──────── Data supplied

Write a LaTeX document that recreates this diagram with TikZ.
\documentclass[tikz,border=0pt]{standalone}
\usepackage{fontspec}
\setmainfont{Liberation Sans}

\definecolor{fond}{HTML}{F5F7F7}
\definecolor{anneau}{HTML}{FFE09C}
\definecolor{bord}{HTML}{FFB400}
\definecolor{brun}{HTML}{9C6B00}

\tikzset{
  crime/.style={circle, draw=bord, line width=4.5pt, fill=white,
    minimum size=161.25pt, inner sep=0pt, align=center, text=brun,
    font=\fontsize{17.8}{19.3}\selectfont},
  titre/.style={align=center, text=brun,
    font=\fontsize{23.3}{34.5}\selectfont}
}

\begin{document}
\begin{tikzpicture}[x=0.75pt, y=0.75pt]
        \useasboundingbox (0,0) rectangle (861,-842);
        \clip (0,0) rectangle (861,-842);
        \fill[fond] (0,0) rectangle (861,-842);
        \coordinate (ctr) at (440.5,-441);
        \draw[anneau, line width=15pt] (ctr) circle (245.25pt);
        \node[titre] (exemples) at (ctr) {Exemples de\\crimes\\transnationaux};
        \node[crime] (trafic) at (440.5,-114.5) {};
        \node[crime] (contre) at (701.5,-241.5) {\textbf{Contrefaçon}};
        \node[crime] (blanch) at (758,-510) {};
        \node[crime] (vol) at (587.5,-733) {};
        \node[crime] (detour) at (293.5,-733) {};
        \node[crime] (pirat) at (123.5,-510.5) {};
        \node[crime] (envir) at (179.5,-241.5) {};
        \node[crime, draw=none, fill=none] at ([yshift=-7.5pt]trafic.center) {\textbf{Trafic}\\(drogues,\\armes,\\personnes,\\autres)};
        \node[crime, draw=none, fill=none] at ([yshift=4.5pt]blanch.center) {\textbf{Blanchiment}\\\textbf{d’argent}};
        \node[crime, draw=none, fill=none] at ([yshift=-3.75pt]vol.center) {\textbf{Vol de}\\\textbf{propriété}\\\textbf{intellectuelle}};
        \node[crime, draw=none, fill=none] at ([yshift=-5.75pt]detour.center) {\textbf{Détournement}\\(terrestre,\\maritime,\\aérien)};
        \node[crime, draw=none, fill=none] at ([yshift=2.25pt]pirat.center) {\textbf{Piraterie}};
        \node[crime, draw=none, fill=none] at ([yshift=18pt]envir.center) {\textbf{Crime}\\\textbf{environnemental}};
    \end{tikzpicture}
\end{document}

────────────────
──────── Data supplied

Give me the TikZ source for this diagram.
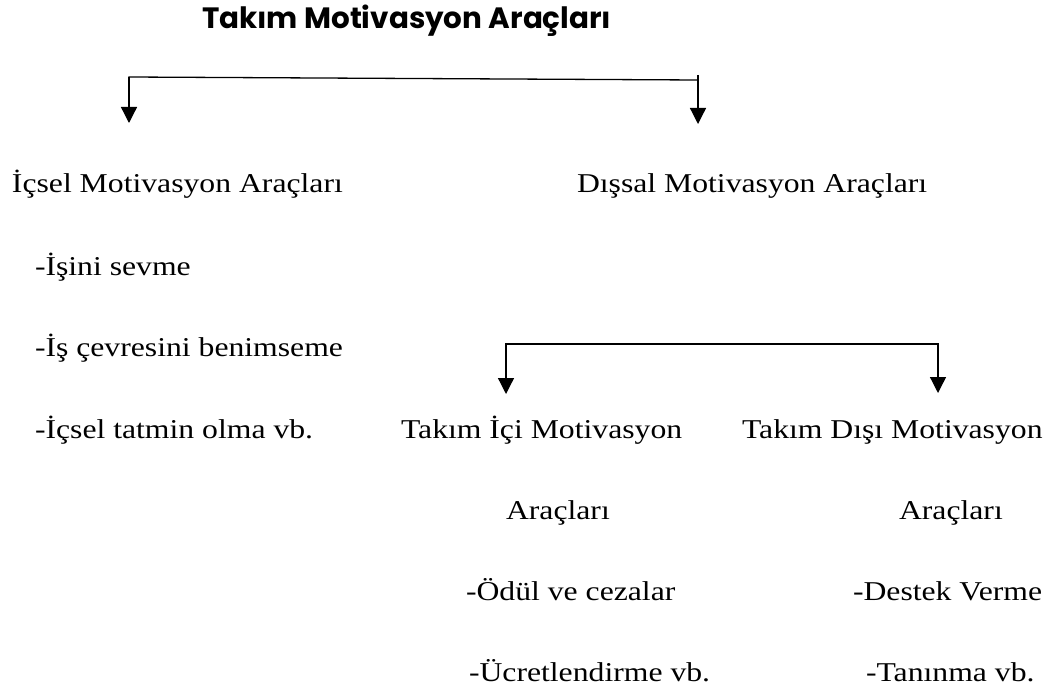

────────────────
──────── Data supplied

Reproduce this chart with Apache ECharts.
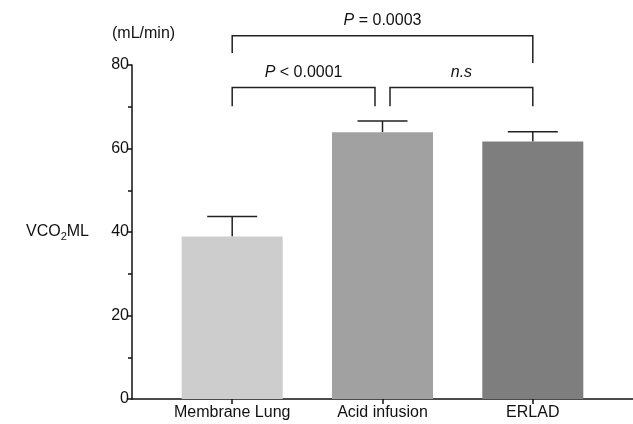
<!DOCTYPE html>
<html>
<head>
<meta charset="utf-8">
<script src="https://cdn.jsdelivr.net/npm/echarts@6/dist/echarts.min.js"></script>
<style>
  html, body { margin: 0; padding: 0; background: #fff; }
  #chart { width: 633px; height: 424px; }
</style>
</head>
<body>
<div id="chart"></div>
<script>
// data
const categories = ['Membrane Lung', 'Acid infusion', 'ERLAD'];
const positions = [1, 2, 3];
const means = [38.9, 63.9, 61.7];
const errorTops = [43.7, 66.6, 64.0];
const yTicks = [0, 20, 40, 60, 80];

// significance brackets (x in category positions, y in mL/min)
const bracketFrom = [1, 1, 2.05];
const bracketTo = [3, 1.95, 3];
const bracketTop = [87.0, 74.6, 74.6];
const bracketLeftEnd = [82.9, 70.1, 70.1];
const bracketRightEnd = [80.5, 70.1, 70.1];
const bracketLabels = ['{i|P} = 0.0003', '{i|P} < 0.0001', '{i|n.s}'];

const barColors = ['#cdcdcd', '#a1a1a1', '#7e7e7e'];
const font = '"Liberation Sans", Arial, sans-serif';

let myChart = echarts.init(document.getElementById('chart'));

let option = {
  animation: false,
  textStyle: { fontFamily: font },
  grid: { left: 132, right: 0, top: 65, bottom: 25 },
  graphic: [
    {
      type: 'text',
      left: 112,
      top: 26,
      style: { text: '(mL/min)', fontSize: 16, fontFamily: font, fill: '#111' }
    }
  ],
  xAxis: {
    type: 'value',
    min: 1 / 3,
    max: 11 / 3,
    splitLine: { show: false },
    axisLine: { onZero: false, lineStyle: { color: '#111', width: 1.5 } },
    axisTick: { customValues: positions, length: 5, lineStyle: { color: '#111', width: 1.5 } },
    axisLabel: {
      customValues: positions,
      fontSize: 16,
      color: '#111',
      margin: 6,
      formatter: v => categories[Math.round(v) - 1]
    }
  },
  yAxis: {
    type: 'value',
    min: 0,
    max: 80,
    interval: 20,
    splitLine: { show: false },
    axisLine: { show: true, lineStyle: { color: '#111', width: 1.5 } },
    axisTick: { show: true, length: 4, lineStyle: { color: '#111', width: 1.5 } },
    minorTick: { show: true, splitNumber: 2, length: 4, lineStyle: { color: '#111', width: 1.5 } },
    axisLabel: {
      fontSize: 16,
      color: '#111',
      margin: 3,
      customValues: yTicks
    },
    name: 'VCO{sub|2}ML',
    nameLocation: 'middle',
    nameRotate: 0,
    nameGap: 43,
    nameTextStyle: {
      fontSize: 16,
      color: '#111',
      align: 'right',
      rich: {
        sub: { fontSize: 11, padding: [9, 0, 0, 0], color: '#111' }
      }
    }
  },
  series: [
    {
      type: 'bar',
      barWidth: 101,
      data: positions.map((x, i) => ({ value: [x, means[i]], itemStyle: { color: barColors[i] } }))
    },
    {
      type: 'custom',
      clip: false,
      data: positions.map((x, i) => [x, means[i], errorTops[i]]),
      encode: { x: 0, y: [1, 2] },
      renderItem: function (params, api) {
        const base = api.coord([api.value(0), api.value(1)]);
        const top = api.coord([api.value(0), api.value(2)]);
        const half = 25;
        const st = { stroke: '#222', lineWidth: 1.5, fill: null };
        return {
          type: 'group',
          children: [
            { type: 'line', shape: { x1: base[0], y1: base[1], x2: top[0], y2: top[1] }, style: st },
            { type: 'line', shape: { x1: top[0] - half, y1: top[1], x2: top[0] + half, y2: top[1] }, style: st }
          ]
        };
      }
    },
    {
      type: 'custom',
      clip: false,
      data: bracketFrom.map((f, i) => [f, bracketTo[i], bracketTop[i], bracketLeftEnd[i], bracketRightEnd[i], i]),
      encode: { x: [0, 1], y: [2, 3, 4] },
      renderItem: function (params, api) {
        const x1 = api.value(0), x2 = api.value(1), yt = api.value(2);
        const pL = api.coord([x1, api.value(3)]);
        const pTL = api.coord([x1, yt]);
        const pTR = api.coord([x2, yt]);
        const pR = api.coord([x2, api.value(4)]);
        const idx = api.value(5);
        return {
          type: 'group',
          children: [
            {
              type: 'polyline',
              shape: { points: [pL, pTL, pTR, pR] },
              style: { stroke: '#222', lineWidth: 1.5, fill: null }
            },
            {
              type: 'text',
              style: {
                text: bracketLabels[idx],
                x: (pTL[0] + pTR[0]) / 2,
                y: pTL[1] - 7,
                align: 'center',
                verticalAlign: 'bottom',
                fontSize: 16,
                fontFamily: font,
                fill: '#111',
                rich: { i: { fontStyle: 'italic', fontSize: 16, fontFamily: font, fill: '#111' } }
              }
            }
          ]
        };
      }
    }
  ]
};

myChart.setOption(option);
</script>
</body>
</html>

────────────────

Collect every line with the string "this" from the records, and copy each.

Exercise result:
Write a LaTeX document that recreates this diagram with TikZ.
Give me the TikZ source for this diagram.
Reproduce this chart with Apache ECharts.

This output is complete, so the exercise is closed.